Narrower Molecular Windowing

We continued to search for the narrow molecular weight windows of the blood serum where the accuracy is the highest. In this experiment (shown in Figure ), the 10–30 kDa subset performed significantly better than the whole serum, producing a highly accurate cross-validated classification where all the patients were classified correctly. Even though the sample size for this experiment is small, the confidence interval depicted in Figure is higher. However, the results indicate a valuable 10–30 kDa window of interest for further investigation.
Figure 3

Classification accuracies between FTIR spectra of premalignant and cancer patients for different serum molecular weight subsets (molecular windows). The 95% confidence interval is shown by the gray lines over the bars. The 10–30 kDa window performed significantly better than the whole serum.

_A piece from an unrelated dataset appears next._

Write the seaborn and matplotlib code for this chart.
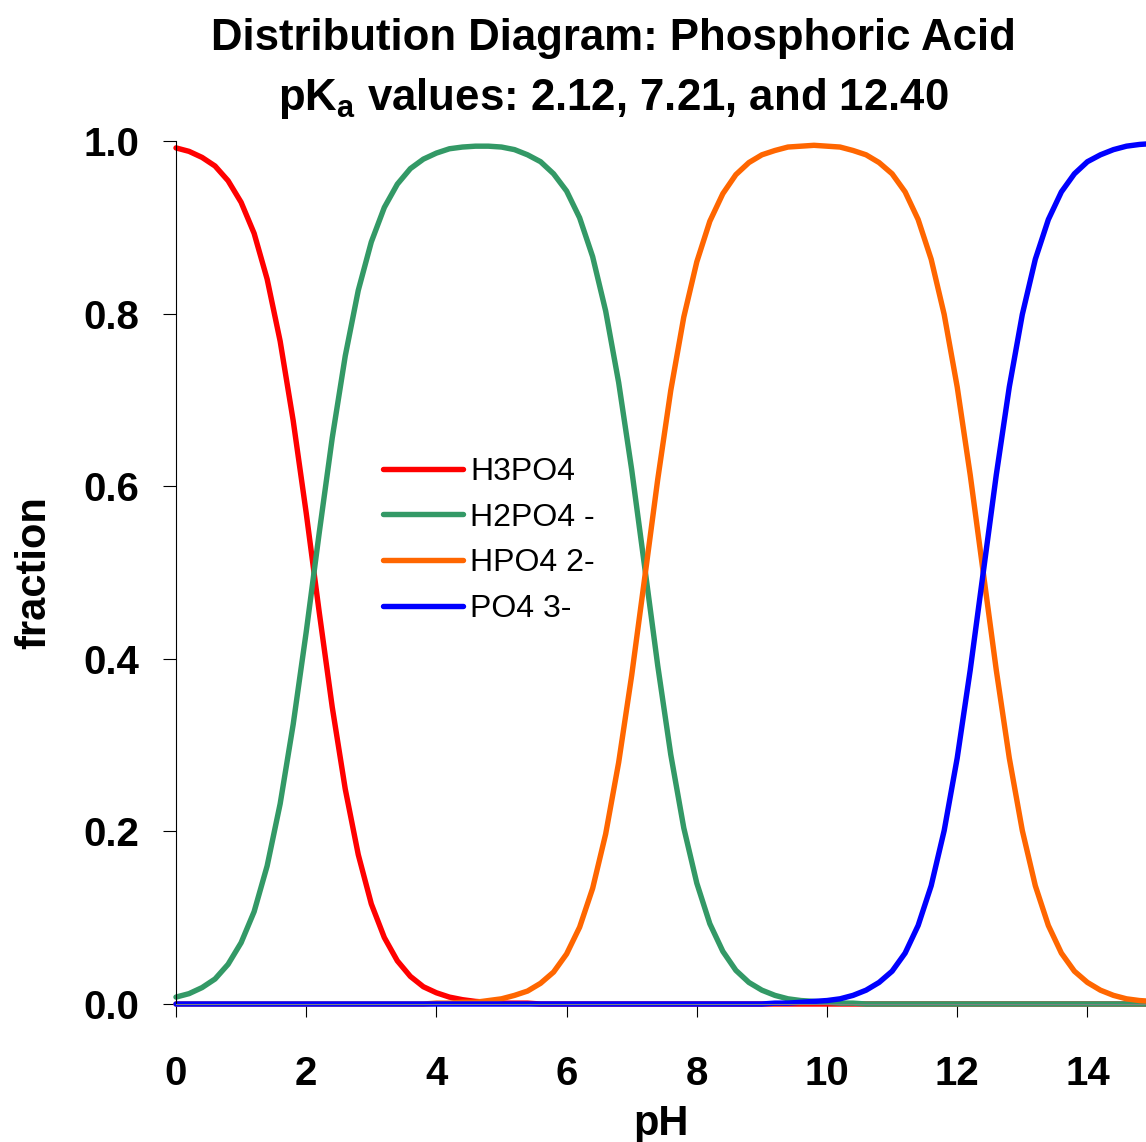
import matplotlib
matplotlib.use("Agg")
import matplotlib.pyplot as plt
import seaborn as sns
import pandas as pd

# ---------------- data ----------------
ph = [0.0, 0.2, 0.4, 0.6, 0.8, 1.0, 1.2, 1.4, 1.6, 1.8,
      2.0, 2.2, 2.4, 2.6, 2.8, 3.0, 3.2, 3.4, 3.6, 3.8,
      4.0, 4.2, 4.4, 4.6, 4.8, 5.0, 5.2, 5.4, 5.6, 5.8,
      6.0, 6.2, 6.4, 6.6, 6.8, 7.0, 7.2, 7.4, 7.6, 7.8,
      8.0, 8.2, 8.4, 8.6, 8.8, 9.0, 9.2, 9.4, 9.6, 9.8,
      10.0, 10.2, 10.4, 10.6, 10.8, 11.0, 11.2, 11.4, 11.6, 11.8,
      12.0, 12.2, 12.4, 12.6, 12.8, 13.0, 13.2, 13.4, 13.6, 13.8,
      14.0, 14.2, 14.4, 14.6, 14.8, 15.0]

h3po4 = [0.992, 0.988, 0.981, 0.971, 0.954, 0.929, 0.893, 0.840, 0.768, 0.676,
         0.569, 0.454, 0.344, 0.249, 0.173, 0.116, 0.077, 0.050, 0.032, 0.020,
         0.013, 0.008, 0.005, 0.003, 0.002, 0.001, 0.001, 0.001, 0.000, 0.000,
         0.000, 0.000, 0.000, 0.000, 0.000, 0.000, 0.000, 0.000, 0.000, 0.000,
         0.000, 0.000, 0.000, 0.000, 0.000, 0.000, 0.000, 0.000, 0.000, 0.000,
         0.000, 0.000, 0.000, 0.000, 0.000, 0.000, 0.000, 0.000, 0.000, 0.000,
         0.000, 0.000, 0.000, 0.000, 0.000, 0.000, 0.000, 0.000, 0.000, 0.000,
         0.000, 0.000, 0.000, 0.000, 0.000, 0.000]

h2po4 = [0.008, 0.012, 0.019, 0.029, 0.046, 0.071, 0.107, 0.160, 0.232, 0.324,
         0.431, 0.546, 0.656, 0.751, 0.827, 0.883, 0.923, 0.950, 0.968, 0.979,
         0.986, 0.991, 0.993, 0.994, 0.994, 0.993, 0.990, 0.984, 0.976, 0.962,
         0.942, 0.911, 0.866, 0.803, 0.720, 0.619, 0.506, 0.392, 0.289, 0.204,
         0.140, 0.093, 0.061, 0.039, 0.025, 0.016, 0.010, 0.006, 0.004, 0.003,
         0.002, 0.001, 0.001, 0.000, 0.000, 0.000, 0.000, 0.000, 0.000, 0.000,
         0.000, 0.000, 0.000, 0.000, 0.000, 0.000, 0.000, 0.000, 0.000, 0.000,
         0.000, 0.000, 0.000, 0.000, 0.000, 0.000]

hpo4 = [0.000, 0.000, 0.000, 0.000, 0.000, 0.000, 0.000, 0.000, 0.000, 0.000,
        0.000, 0.000, 0.000, 0.000, 0.000, 0.000, 0.000, 0.000, 0.000, 0.000,
        0.001, 0.001, 0.002, 0.002, 0.004, 0.006, 0.010, 0.015, 0.024, 0.037,
        0.058, 0.089, 0.134, 0.197, 0.280, 0.381, 0.494, 0.608, 0.711, 0.796,
        0.860, 0.907, 0.939, 0.961, 0.975, 0.984, 0.989, 0.993, 0.994, 0.995,
        0.994, 0.993, 0.989, 0.984, 0.975, 0.962, 0.941, 0.909, 0.863, 0.799,
        0.715, 0.613, 0.500, 0.387, 0.285, 0.201, 0.137, 0.091, 0.059, 0.038,
        0.025, 0.016, 0.010, 0.006, 0.004, 0.003]

po4 = [0.000, 0.000, 0.000, 0.000, 0.000, 0.000, 0.000, 0.000, 0.000, 0.000,
       0.000, 0.000, 0.000, 0.000, 0.000, 0.000, 0.000, 0.000, 0.000, 0.000,
       0.000, 0.000, 0.000, 0.000, 0.000, 0.000, 0.000, 0.000, 0.000, 0.000,
       0.000, 0.000, 0.000, 0.000, 0.000, 0.000, 0.000, 0.000, 0.000, 0.000,
       0.000, 0.000, 0.000, 0.000, 0.000, 0.000, 0.001, 0.001, 0.002, 0.003,
       0.004, 0.006, 0.010, 0.016, 0.025, 0.038, 0.059, 0.091, 0.137, 0.201,
       0.285, 0.387, 0.500, 0.613, 0.715, 0.799, 0.863, 0.909, 0.941, 0.962,
       0.976, 0.984, 0.990, 0.994, 0.996, 0.997]

species = ["H3PO4", "H2PO4 -", "HPO4 2-", "PO4 3-"]
colors = ["#FF0000", "#339966", "#FF6600", "#0000FF"]

x_ticks = [0, 2, 4, 6, 8, 10, 12, 14]
y_ticks = [0.0, 0.2, 0.4, 0.6, 0.8, 1.0]
y_tick_labels = ["0.0", "0.2", "0.4", "0.6", "0.8", "1.0"]

title_line1 = "Distribution Diagram: Phosphoric Acid"
title_line2 = r"pK$_\mathregular{a}$ values: 2.12, 7.21, and 12.40"

# ---------------- build long-form table ----------------
series = {species[0]: h3po4, species[1]: h2po4, species[2]: hpo4, species[3]: po4}
frames = [pd.DataFrame({"pH": ph, "fraction": vals, "species": name})
          for name, vals in series.items()]
df = pd.concat(frames, ignore_index=True)

# ---------------- style ----------------
sns.set_theme(style="white")
plt.rcParams['font.family'] = ['Liberation Sans', 'DejaVu Sans']
plt.rcParams['mathtext.fontset'] = 'custom'
plt.rcParams['mathtext.rm'] = 'Liberation Sans:bold'
plt.rcParams['text.color'] = 'black'

W, H = 1146, 1142
fig = plt.figure(figsize=(W / 100, H / 100), dpi=100)
ax_l, ax_r, ax_t, ax_b = 176, 1146, 141, 1004
ax = fig.add_axes([ax_l / W, 1 - ax_b / H, (ax_r - ax_l) / W, (ax_b - ax_t) / H])

LW = 3.9
sns.lineplot(data=df, x="pH", y="fraction", hue="species", hue_order=species,
             palette=colors, linewidth=LW, estimator=None, sort=False, ax=ax)
for ln in ax.lines:
    ln.set_clip_on(False)
    ln.set_solid_joinstyle('round')

ax.set_xlim(0, 14.9)
ax.set_ylim(0, 1.0)
ax.set_xticks(x_ticks)
ax.set_xticklabels([str(t) for t in x_ticks])
ax.set_yticks(y_ticks)
ax.set_yticklabels(y_tick_labels)

ax.tick_params(axis='both', which='major', direction='out', length=9.4, width=0.8,
               color='black', labelsize=29, labelcolor='black',
               bottom=True, left=True, top=False, right=False)
ax.tick_params(axis='x', pad=27)
ax.tick_params(axis='y', pad=17)
for lab in ax.get_xticklabels() + ax.get_yticklabels():
    lab.set_fontweight('bold')

for s in ['top', 'right']:
    ax.spines[s].set_visible(False)
ax.spines['left'].set_color('black')
ax.spines['left'].set_linewidth(0.8)
ax.spines['bottom'].set_color('#808080')
ax.spines['bottom'].set_linewidth(0.8)

ax.set_xlabel("pH", fontsize=30, fontweight='bold', color='black')
ax.set_ylabel("fraction", fontsize=30, fontweight='bold', color='black')
ax.xaxis.label.set_va('baseline')
ax.xaxis.set_label_coords(0.5, (ax_b - 1135) / (ax_b - ax_t))
ax.yaxis.label.set_va('baseline')
ax.yaxis.set_label_coords((45 - ax_l) / (ax_r - ax_l), 0.5)

handles, labels = ax.get_legend_handles_labels()
ax.legend(handles, labels, loc='upper left',
          bbox_to_anchor=(383 / W, 1 - 457 / H), bbox_transform=fig.transFigure,
          frameon=False, fontsize=23, handlelength=2.5, handletextpad=0.22,
          labelspacing=0.49, borderpad=0, borderaxespad=0, labelcolor='black')
for ln in ax.get_legend().get_lines():
    ln.set_linewidth(LW)

fig.text(613 / W, 1 - 50 / H, title_line1, ha='center', va='baseline',
         fontsize=31.5, fontweight='bold', color='black')
fig.text(613 / W, 1 - 110 / H, title_line2, ha='center', va='baseline',
         fontsize=31.5, fontweight='bold', color='black')

fig.savefig("out.png", dpi=100)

Classification accuracies between FTIR spectra of premalignant and cancer patients for different serum molecular weight subsets (molecular windows). The 95% confidence interval is shown by the gray lines over the bars. The 10–30 kDa window performed significantly better than the whole serum. It is worth noting that although our hypothesis that the key signaling molecules were being obscured by the larger proteins in the serum[12] was not disproved, it did not result in a higher classification accuracy. In this regard, the results were similar to the hepatitis study by Roy et al.[15,17] However, our spectra are majorly different after the reduction of the contribution of albumin, globulin, and other high weight components. It is valuable to discern the root biological cause of the spectral shifts observed. Knowing what molecular weight fraction the key information is present in as well as the key peaks of interest can be used together to help identify potential biomarker molecules. The identification of the 10–30 kDa region as providing the best overall classification accuracy (above 90%) indicates that the molecular weight splitting method can potentially have significant value, especially if this specific region can be examined in further studies.

Conclusions

The potential of FTIR for screening of buccal mucosa cancer is demonstrated, with classification accuracy of 87% for the whole serum. The additional use of ultrafiltration provided more information about the signal’s origins, with contributing factors present in both the high and low molecular weight regions. Furthermore, the molecular windowing showed even greater promise from its even higher classification accuracy for the 10–30 kDa window. This can inform a follow-up study into the root cause of the spectral biomarker identified. Other benefits of a narrower molecular window include suppressing external factors, such as alteration of a serum composition due to differences in diet and food culture, and internal factors such as hormonal differences between genders, the stage of menstruation, the age of patients, and the copresence of other diseases, infections, and inflammation in a patient. Narrowing the molecular window establishes a foundation to minimize numerous possible influences that can deteriorate the accuracy of cancer diagnosis. Further study focused to these factors will be required in future to verify the degree of the individual influences.